Although immediate tensions subsided, Nepal grew more suspicious of the China. Beijing, too, reevaluated its stance. Bista paid a visit to Beijing and seemed to have succeeded in injecting a modicum of normalcy in relations.
During a visit to Kathmandu in 1969, Indian Foreign Minister Dinesh Singh reaffirmed that Nepal and India shared special relations. Bista, by now prime minister, described such relations as outdated in view of the progress Nepal had made in its foreign relations. (Among other things, Nepal had been elected to a two-year term as a member of the United Nations Security Council.)

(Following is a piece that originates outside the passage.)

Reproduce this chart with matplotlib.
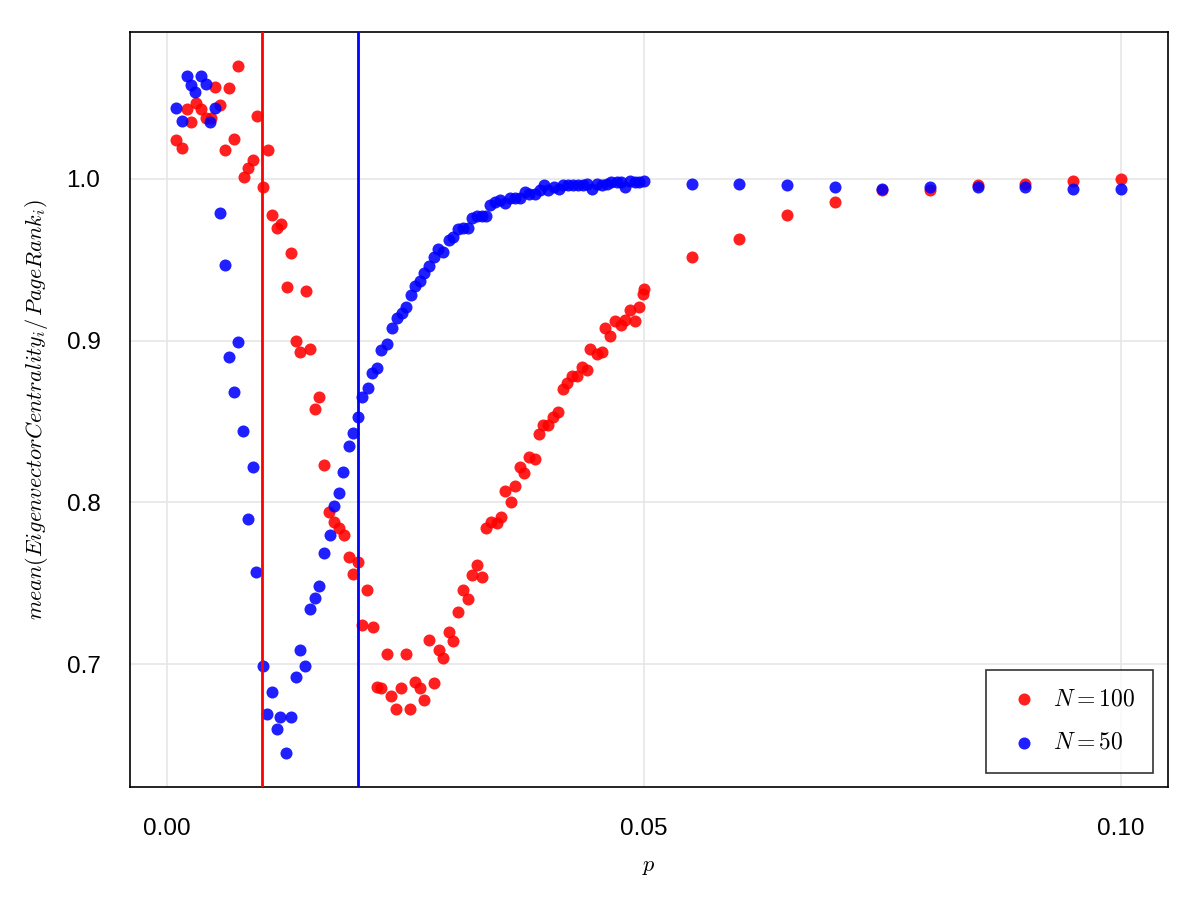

Bista went on to demand the withdrawal of Indian military checkposts along the Nepal-China border, insisting that Nepali troops were available and capable of doing the job. Stating that the Indian military liaison team stationed in Kathmandu had completed its work, Bista demanded its withdrawal as well.
New Delhi met those demands, but not without noting that Kathmandu’s assertiveness had come three weeks after Bista’s return from a visit to China. (Bista would reveal in a newspaper interview in 2015 that Indian Prime Minister Indira Gandhi subsequently told him that the matter could certainly have been taken up in private.)
Bista had no illusions about himself or his times. He never sought personal credit for any success or shirked responsibility for failure. That trait stood in sharp contrast with the behavior of most Panchayat leaders who relentlessly criticized the monarchy and partyless system before lauding the wonderful things they claimed to have done while in office.
When many erstwhile members of King Gyanendra’s council of ministers continue to complain of having had nothing better to do in office than swat flies while the foreign and home ministers ran the show, Bista continued to contemplate on the state of the state till the very end and counsel anyone interested in hearing him out.
His request for a simple funeral was perhaps the ultimate expression of his abiding gratitude to his motherland – for having honored him with the opportunity to serve.